:: What the task requires ::
Where does the string "this" appear in the records? Copy every line that contains it.

:: Provided information ::
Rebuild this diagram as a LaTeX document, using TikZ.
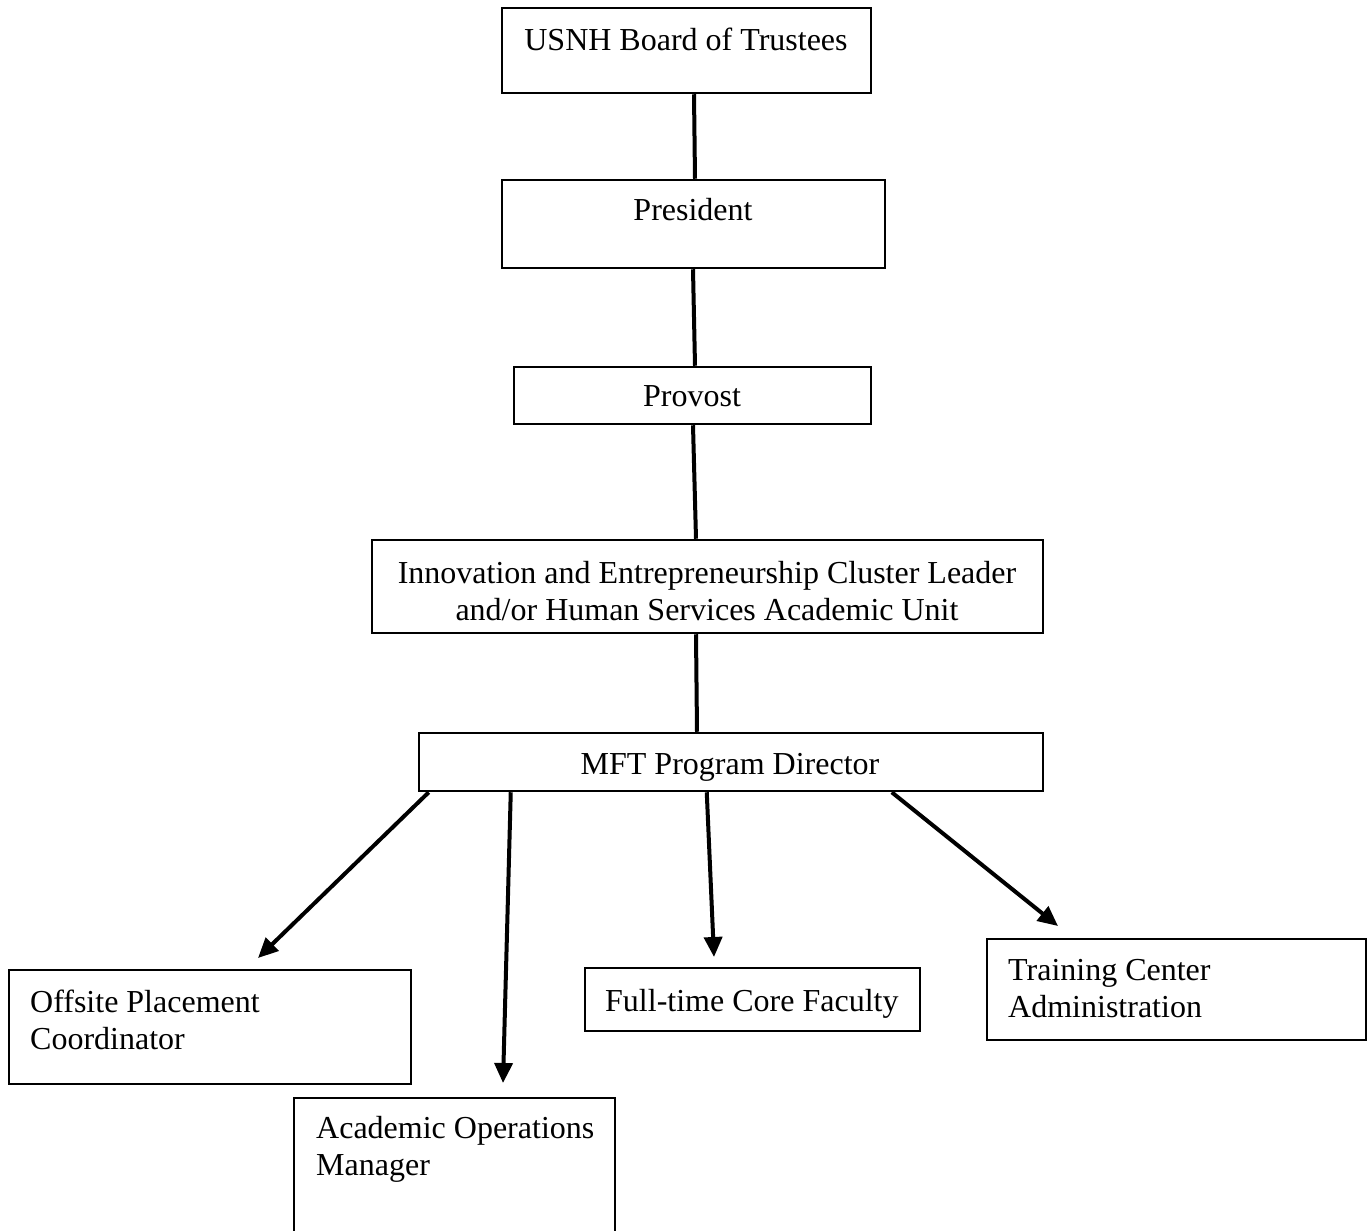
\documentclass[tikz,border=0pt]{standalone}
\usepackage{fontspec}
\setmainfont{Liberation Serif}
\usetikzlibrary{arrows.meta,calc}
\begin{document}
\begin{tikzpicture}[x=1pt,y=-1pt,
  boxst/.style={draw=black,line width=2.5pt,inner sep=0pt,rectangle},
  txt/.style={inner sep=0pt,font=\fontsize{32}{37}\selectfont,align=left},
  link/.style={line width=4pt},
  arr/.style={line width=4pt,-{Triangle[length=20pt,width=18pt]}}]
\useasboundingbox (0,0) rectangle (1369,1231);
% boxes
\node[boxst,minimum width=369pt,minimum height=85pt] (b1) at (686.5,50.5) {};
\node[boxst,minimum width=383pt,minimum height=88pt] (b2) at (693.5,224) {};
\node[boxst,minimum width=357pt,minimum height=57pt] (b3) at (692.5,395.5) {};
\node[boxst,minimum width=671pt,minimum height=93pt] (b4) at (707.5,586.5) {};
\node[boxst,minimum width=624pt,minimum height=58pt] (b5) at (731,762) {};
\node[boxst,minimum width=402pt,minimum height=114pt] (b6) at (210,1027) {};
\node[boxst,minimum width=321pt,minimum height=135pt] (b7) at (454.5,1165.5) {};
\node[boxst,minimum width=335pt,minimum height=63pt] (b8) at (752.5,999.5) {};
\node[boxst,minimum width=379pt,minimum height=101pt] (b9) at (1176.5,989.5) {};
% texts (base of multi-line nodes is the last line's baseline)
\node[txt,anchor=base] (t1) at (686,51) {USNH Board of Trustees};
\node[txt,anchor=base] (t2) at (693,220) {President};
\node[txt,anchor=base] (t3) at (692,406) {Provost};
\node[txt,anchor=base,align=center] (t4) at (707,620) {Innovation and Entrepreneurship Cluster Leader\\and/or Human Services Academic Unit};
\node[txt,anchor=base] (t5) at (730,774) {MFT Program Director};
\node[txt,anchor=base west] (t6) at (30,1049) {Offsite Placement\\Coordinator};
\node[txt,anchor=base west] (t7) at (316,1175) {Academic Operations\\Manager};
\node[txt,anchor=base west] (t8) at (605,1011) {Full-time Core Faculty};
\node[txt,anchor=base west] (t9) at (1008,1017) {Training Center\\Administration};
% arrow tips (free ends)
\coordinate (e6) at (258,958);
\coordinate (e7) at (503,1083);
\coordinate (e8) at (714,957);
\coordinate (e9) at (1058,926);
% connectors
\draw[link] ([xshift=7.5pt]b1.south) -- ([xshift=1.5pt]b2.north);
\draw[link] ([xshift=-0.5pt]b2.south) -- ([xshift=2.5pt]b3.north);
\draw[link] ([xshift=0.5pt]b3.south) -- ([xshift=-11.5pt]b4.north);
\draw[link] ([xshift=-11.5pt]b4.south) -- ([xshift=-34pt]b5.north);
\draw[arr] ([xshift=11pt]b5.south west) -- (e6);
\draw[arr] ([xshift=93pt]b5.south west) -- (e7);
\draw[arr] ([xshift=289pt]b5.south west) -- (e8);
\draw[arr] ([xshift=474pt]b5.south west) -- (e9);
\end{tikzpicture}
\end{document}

==

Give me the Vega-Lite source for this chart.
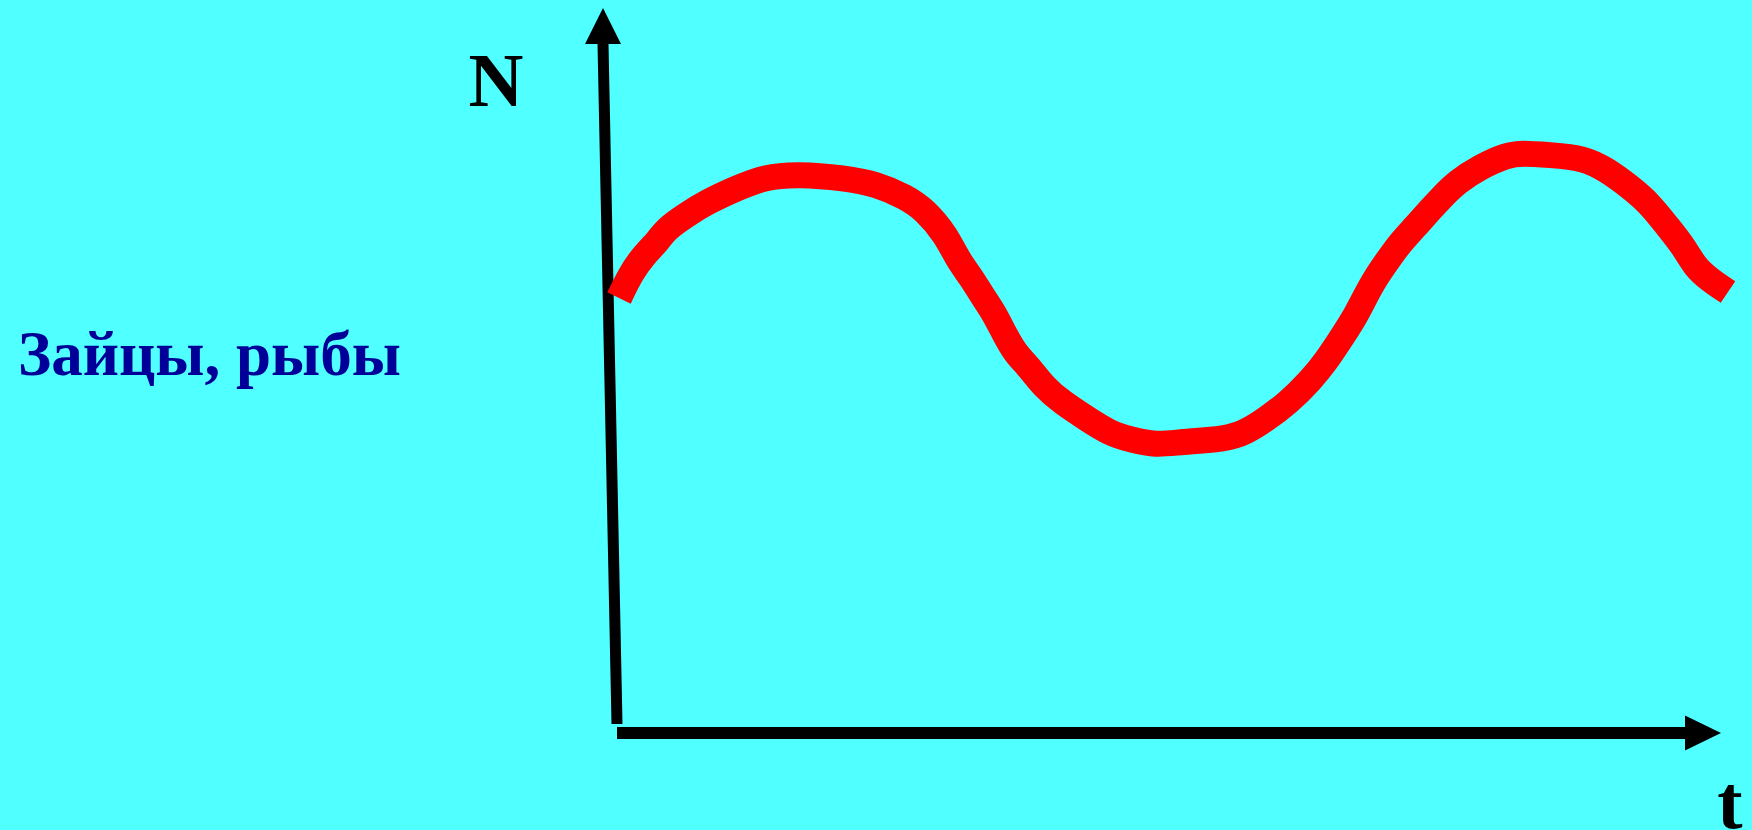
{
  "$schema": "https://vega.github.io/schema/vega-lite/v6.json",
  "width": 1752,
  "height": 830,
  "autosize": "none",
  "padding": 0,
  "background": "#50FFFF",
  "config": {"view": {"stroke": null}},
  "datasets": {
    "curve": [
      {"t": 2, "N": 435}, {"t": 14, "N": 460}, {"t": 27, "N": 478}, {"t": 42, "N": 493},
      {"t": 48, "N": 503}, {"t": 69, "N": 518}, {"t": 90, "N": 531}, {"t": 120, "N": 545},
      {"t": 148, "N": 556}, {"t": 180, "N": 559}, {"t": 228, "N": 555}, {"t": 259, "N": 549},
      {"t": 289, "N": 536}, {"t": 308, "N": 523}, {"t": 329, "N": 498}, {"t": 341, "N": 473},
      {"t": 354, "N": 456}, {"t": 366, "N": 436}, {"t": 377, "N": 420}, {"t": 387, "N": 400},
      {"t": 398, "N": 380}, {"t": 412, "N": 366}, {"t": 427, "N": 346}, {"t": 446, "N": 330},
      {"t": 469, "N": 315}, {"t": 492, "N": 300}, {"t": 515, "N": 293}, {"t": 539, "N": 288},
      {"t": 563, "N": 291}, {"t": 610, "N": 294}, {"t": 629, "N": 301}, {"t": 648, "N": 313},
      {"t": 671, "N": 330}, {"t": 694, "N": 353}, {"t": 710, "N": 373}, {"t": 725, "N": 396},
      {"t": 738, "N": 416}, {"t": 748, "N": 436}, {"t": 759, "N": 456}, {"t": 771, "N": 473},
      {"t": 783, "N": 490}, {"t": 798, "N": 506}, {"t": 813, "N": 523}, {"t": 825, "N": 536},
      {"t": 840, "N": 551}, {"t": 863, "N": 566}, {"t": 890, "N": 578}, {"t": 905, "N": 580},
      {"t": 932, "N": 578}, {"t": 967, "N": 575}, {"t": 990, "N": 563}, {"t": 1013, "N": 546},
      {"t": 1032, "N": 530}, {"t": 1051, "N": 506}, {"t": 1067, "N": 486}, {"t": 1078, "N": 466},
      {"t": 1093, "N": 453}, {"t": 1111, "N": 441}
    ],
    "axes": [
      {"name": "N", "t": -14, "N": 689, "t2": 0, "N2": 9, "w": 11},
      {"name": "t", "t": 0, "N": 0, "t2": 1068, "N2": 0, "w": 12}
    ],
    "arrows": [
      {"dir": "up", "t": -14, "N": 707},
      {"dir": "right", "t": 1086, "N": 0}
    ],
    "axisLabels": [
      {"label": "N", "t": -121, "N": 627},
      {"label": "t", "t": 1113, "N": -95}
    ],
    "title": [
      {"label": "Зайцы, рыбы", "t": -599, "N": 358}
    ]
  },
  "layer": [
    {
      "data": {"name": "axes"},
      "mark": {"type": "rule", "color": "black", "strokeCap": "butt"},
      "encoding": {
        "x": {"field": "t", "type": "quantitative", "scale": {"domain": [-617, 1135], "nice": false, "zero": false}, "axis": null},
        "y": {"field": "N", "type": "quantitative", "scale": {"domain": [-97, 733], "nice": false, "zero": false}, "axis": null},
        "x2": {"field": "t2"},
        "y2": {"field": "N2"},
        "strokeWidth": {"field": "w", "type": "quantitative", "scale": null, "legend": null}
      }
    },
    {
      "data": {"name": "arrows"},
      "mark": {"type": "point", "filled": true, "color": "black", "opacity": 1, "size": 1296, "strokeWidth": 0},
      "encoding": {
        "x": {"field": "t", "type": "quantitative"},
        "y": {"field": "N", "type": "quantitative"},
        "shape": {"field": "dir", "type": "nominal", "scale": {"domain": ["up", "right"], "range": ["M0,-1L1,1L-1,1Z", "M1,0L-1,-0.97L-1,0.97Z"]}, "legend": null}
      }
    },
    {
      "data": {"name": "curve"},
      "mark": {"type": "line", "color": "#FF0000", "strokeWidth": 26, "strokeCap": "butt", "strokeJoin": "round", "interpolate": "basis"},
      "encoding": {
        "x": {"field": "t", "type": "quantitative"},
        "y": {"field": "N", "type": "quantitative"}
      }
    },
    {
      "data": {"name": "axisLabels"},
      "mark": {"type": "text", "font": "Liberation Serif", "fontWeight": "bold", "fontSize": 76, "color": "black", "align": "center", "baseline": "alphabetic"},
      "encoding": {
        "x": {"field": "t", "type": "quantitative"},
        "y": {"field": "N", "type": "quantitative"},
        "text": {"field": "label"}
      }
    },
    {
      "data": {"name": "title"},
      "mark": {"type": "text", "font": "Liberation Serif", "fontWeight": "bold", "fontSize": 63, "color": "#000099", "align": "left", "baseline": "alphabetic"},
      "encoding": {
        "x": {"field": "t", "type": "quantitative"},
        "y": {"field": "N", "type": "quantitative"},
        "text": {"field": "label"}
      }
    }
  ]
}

...

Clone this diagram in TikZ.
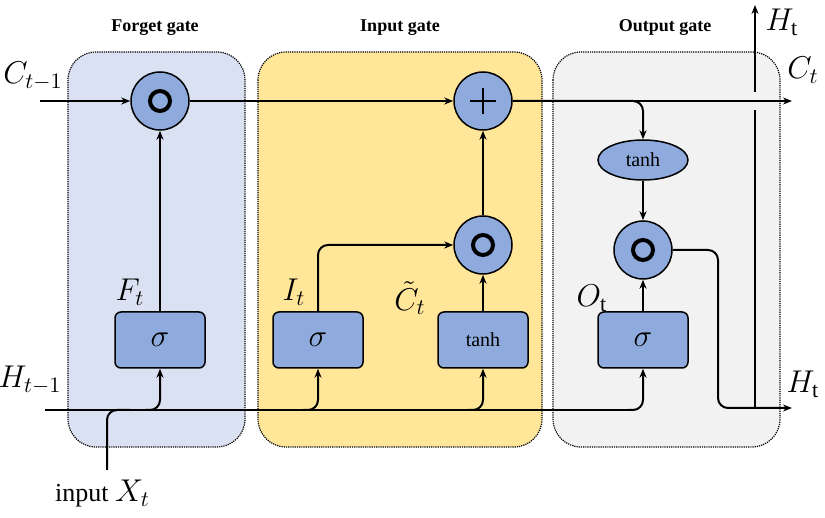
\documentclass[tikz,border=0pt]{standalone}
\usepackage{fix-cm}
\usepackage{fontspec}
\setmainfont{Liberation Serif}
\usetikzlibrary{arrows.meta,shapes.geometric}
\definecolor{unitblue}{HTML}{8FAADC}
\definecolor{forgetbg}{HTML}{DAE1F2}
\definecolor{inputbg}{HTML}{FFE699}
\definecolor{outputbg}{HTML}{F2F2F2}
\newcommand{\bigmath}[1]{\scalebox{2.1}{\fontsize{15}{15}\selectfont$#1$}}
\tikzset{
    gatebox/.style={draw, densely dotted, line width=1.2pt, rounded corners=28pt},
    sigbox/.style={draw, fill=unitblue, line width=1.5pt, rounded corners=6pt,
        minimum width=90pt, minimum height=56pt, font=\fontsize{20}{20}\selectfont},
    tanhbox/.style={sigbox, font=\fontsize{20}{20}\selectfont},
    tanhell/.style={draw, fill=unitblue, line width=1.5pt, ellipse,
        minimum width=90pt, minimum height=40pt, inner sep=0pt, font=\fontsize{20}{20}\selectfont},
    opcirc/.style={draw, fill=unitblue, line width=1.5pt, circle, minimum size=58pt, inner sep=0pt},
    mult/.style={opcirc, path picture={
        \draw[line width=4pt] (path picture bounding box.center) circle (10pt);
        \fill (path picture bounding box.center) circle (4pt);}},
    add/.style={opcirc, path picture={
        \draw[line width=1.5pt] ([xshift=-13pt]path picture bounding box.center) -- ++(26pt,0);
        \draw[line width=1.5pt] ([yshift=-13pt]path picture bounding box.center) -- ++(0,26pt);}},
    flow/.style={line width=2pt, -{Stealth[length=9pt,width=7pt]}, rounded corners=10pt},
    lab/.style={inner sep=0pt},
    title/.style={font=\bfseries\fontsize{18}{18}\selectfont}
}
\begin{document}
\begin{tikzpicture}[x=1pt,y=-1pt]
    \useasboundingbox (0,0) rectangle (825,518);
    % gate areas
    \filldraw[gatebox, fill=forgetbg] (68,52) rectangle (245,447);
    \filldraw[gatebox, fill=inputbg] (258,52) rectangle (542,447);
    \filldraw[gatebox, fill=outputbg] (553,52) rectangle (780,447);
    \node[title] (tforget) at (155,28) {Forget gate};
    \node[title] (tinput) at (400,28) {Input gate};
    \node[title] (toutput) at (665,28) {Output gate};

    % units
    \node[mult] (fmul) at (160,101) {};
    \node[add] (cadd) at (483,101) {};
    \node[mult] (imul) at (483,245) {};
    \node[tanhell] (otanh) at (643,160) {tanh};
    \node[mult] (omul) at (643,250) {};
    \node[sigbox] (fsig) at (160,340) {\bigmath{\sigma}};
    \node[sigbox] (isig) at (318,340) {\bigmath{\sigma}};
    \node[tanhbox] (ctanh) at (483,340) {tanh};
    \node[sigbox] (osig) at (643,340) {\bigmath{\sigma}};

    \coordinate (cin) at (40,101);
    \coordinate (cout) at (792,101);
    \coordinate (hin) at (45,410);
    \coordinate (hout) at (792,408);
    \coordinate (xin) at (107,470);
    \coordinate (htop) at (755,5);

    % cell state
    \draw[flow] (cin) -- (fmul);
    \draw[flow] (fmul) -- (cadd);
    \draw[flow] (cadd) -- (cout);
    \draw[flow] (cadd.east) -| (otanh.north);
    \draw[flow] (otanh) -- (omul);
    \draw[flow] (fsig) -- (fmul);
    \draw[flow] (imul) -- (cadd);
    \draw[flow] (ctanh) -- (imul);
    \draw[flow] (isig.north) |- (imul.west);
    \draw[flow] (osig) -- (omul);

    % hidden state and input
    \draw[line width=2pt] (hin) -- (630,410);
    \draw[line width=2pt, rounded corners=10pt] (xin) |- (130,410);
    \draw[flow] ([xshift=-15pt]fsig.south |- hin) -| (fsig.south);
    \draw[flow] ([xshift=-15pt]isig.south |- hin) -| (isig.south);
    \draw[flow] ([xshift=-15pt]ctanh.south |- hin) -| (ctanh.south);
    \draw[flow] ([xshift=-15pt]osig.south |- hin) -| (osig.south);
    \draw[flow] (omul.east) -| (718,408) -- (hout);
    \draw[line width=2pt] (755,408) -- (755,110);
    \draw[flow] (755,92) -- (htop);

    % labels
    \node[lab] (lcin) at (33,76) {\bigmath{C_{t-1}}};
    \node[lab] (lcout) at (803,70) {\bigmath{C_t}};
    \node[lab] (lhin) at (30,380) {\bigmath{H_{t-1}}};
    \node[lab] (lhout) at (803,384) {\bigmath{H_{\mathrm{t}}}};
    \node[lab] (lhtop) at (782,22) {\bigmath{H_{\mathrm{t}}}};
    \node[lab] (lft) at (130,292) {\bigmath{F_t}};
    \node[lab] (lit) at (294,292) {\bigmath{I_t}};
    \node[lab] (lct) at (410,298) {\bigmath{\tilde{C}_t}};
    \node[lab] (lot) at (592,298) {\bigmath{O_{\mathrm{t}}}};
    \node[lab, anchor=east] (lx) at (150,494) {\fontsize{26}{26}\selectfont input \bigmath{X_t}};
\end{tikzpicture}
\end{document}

:: Final result ::
Rebuild this diagram as a LaTeX document, using TikZ.
Give me the Vega-Lite source for this chart.
Clone this diagram in TikZ.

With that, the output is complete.